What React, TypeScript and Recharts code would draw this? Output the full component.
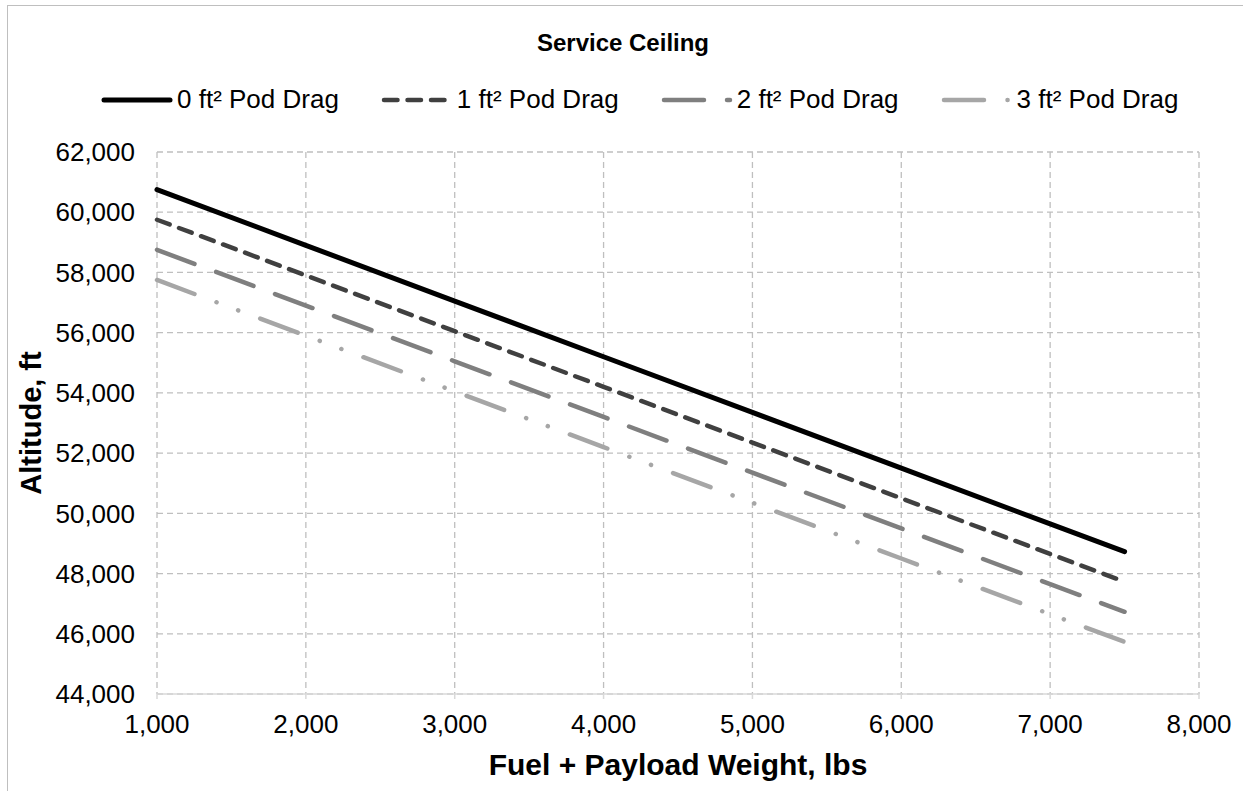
import React from 'react';
import { LineChart, Line, XAxis, YAxis, CartesianGrid } from 'recharts';

// Fuel + payload weight, lbs
const weights = [1000, 2000, 3000, 4000, 5000, 6000, 7000, 7500];

// Service ceiling altitude, ft, one array per pod drag area
const drag0 = [60750, 58900, 57050, 55200, 53350, 51500, 49650, 48730];
const drag1 = [59750, 57900, 56050, 54200, 52350, 50500, 48650, 47730];
const drag2 = [58750, 56900, 55050, 53200, 51350, 49500, 47650, 46730];
const drag3 = [57750, 55900, 54050, 52200, 50350, 48500, 46650, 45730];

const xTicks = [1000, 2000, 3000, 4000, 5000, 6000, 7000, 8000];
const yTicks = [44000, 46000, 48000, 50000, 52000, 54000, 56000, 58000, 60000, 62000];

const data = weights.map((w, i) => ({
  weight: w,
  d0: drag0[i],
  d1: drag1[i],
  d2: drag2[i],
  d3: drag3[i],
}));

const FONT = '"Liberation Sans", Arial, sans-serif';

const series = [
  { key: 'd0', name: '0 ft² Pod Drag', color: '#000000', width: 5, dash: undefined },
  { key: 'd1', name: '1 ft² Pod Drag', color: '#404040', width: 4.5, dash: '13.5 10' },
  { key: 'd2', name: '2 ft² Pod Drag', color: '#7f7f7f', width: 4.5, dash: '40 23' },
  { key: 'd3', name: '3 ft² Pod Drag', color: '#a6a6a6', width: 4.5, dash: '40 23.5 0.1 23 0.1 23.5' },
];

const fmt = (v: number) => v.toLocaleString('en-US');

export default function App() {
  return (
    <div
      style={{
        position: 'absolute',
        left: 0,
        top: 0,
        width: 1243,
        height: 791,
        overflow: 'hidden',
        background: '#fff',
        fontFamily: FONT,
      }}
    >
      {/* chart frame, only top and left edges are inside the picture */}
      <div
        style={{
          position: 'absolute',
          left: 7,
          top: 5,
          width: 1400,
          height: 900,
          borderTop: '1.3px solid #bfbfbf',
          borderLeft: '1.3px solid #bfbfbf',
        }}
      />
      <div
        style={{
          position: 'absolute',
          top: 29,
          left: 0,
          width: 1246,
          textAlign: 'center',
          fontWeight: 'bold',
          fontSize: 24,
          color: '#000',
        }}
      >
        Service Ceiling
      </div>
      <div
        style={{
          position: 'absolute',
          top: 84,
          left: 101,
          display: 'flex',
          alignItems: 'center',
          gap: 42,
          fontSize: 26,
          color: '#000',
        }}
      >
        {series.map((s) => (
          <div key={s.key} style={{ display: 'flex', alignItems: 'center' }}>
            <svg width={72} height={30}>
              <line
                x1={3}
                y1={15}
                x2={69}
                y2={15}
                stroke={s.color}
                strokeWidth={s.width}
                strokeDasharray={s.dash}
                strokeLinecap="round"
              />
            </svg>
            <span style={{ marginLeft: 4, whiteSpace: 'nowrap' }}>{s.name}</span>
          </div>
        ))}
      </div>
      <div style={{ position: 'absolute', left: 0, top: 0 }}>
        <LineChart
          width={1243}
          height={791}
          data={data}
          margin={{ top: 152, right: 44, left: 0, bottom: 0 }}
        >
          <CartesianGrid stroke="#bfbfbf" strokeWidth={1.3} strokeDasharray="6 4" />
          <XAxis
            dataKey="weight"
            type="number"
            domain={[1000, 8000]}
            ticks={xTicks}
            tickFormatter={fmt}
            height={97}
            axisLine={{ stroke: '#d9d9d9', strokeWidth: 1.5 }}
            tickLine={{ stroke: '#d9d9d9', strokeWidth: 1.5 }}
            tickSize={5}
            tickMargin={16}
            tick={{ fill: '#000', fontSize: 26, fontFamily: FONT }}
            label={{
              value: 'Fuel + Payload Weight, lbs',
              position: 'insideBottom',
              offset: 16,
              fill: '#000',
              fontSize: 30,
              fontWeight: 'bold',
              fontFamily: FONT,
            }}
          />
          <YAxis
            type="number"
            domain={[44000, 62000]}
            ticks={yTicks}
            tickFormatter={fmt}
            width={157}
            axisLine={false}
            tickLine={false}
            tickSize={0}
            tickMargin={22}
            tick={{ fill: '#000', fontSize: 26, fontFamily: FONT }}
            label={{
              value: 'Altitude, ft',
              angle: -90,
              position: 'insideLeft',
              offset: 31,
              fill: '#000',
              fontSize: 29,
              fontWeight: 'bold',
              fontFamily: FONT,
              style: { textAnchor: 'middle' },
            }}
          />
          {series.map((s) => (
            <Line
              key={s.key}
              type="linear"
              dataKey={s.key}
              name={s.name}
              stroke={s.color}
              strokeWidth={s.width}
              strokeDasharray={s.dash}
              strokeLinecap="round"
              dot={false}
              activeDot={false}
              isAnimationActive={false}
            />
          ))}
        </LineChart>
      </div>
    </div>
  );
}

AIM OF THE TASK:
Copy out all the data without changing anything, and drop the pictures.

ANSWER FOR THE TASK:
What React, TypeScript and Recharts code would draw this? Output the full component.
import React from 'react';
import { LineChart, Line, XAxis, YAxis, CartesianGrid } from 'recharts';

// Fuel + payload weight, lbs
const weights = [1000, 2000, 3000, 4000, 5000, 6000, 7000, 7500];

// Service ceiling altitude, ft, one array per pod drag area
const drag0 = [60750, 58900, 57050, 55200, 53350, 51500, 49650, 48730];
const drag1 = [59750, 57900, 56050, 54200, 52350, 50500, 48650, 47730];
const drag2 = [58750, 56900, 55050, 53200, 51350, 49500, 47650, 46730];
const drag3 = [57750, 55900, 54050, 52200, 50350, 48500, 46650, 45730];

const xTicks = [1000, 2000, 3000, 4000, 5000, 6000, 7000, 8000];
const yTicks = [44000, 46000, 48000, 50000, 52000, 54000, 56000, 58000, 60000, 62000];

const data = weights.map((w, i) => ({
  weight: w,
  d0: drag0[i],
  d1: drag1[i],
  d2: drag2[i],
  d3: drag3[i],
}));

const FONT = '"Liberation Sans", Arial, sans-serif';

const series = [
  { key: 'd0', name: '0 ft² Pod Drag', color: '#000000', width: 5, dash: undefined },
  { key: 'd1', name: '1 ft² Pod Drag', color: '#404040', width: 4.5, dash: '13.5 10' },
  { key: 'd2', name: '2 ft² Pod Drag', color: '#7f7f7f', width: 4.5, dash: '40 23' },
  { key: 'd3', name: '3 ft² Pod Drag', color: '#a6a6a6', width: 4.5, dash: '40 23.5 0.1 23 0.1 23.5' },
];

const fmt = (v: number) => v.toLocaleString('en-US');

export default function App() {
  return (
    <div
      style={{
        position: 'absolute',
        left: 0,
        top: 0,
        width: 1243,
        height: 791,
        overflow: 'hidden',
        background: '#fff',
        fontFamily: FONT,
      }}
    >
      {/* chart frame, only top and left edges are inside the picture */}
      <div
        style={{
          position: 'absolute',
          left: 7,
          top: 5,
          width: 1400,
          height: 900,
          borderTop: '1.3px solid #bfbfbf',
          borderLeft: '1.3px solid #bfbfbf',
        }}
      />
      <div
        style={{
          position: 'absolute',
          top: 29,
          left: 0,
          width: 1246,
          textAlign: 'center',
          fontWeight: 'bold',
          fontSize: 24,
          color: '#000',
        }}
      >
        Service Ceiling
      </div>
      <div
        style={{
          position: 'absolute',
          top: 84,
          left: 101,
          display: 'flex',
          alignItems: 'center',
          gap: 42,
          fontSize: 26,
          color: '#000',
        }}
      >
        {series.map((s) => (
          <div key={s.key} style={{ display: 'flex', alignItems: 'center' }}>
            <svg width={72} height={30}>
              <line
                x1={3}
                y1={15}
                x2={69}
                y2={15}
                stroke={s.color}
                strokeWidth={s.width}
                strokeDasharray={s.dash}
                strokeLinecap="round"
              />
            </svg>
            <span style={{ marginLeft: 4, whiteSpace: 'nowrap' }}>{s.name}</span>
          </div>
        ))}
      </div>
      <div style={{ position: 'absolute', left: 0, top: 0 }}>
        <LineChart
          width={1243}
          height={791}
          data={data}
          margin={{ top: 152, right: 44, left: 0, bottom: 0 }}
        >
          <CartesianGrid stroke="#bfbfbf" strokeWidth={1.3} strokeDasharray="6 4" />
          <XAxis
            dataKey="weight"
            type="number"
            domain={[1000, 8000]}
            ticks={xTicks}
            tickFormatter={fmt}
            height={97}
            axisLine={{ stroke: '#d9d9d9', strokeWidth: 1.5 }}
            tickLine={{ stroke: '#d9d9d9', strokeWidth: 1.5 }}
            tickSize={5}
            tickMargin={16}
            tick={{ fill: '#000', fontSize: 26, fontFamily: FONT }}
            label={{
              value: 'Fuel + Payload Weight, lbs',
              position: 'insideBottom',
              offset: 16,
              fill: '#000',
              fontSize: 30,
              fontWeight: 'bold',
              fontFamily: FONT,
            }}
          />
          <YAxis
            type="number"
            domain={[44000, 62000]}
            ticks={yTicks}
            tickFormatter={fmt}
            width={157}
            axisLine={false}
            tickLine={false}
            tickSize={0}
            tickMargin={22}
            tick={{ fill: '#000', fontSize: 26, fontFamily: FONT }}
            label={{
              value: 'Altitude, ft',
              angle: -90,
              position: 'insideLeft',
              offset: 31,
              fill: '#000',
              fontSize: 29,
              fontWeight: 'bold',
              fontFamily: FONT,
              style: { textAnchor: 'middle' },
            }}
          />
          {series.map((s) => (
            <Line
              key={s.key}
              type="linear"
              dataKey={s.key}
              name={s.name}
              stroke={s.color}
              strokeWidth={s.width}
              strokeDasharray={s.dash}
              strokeLinecap="round"
              dot={false}
              activeDot={false}
              isAnimationActive={false}
            />
          ))}
        </LineChart>
      </div>
    </div>
  );
}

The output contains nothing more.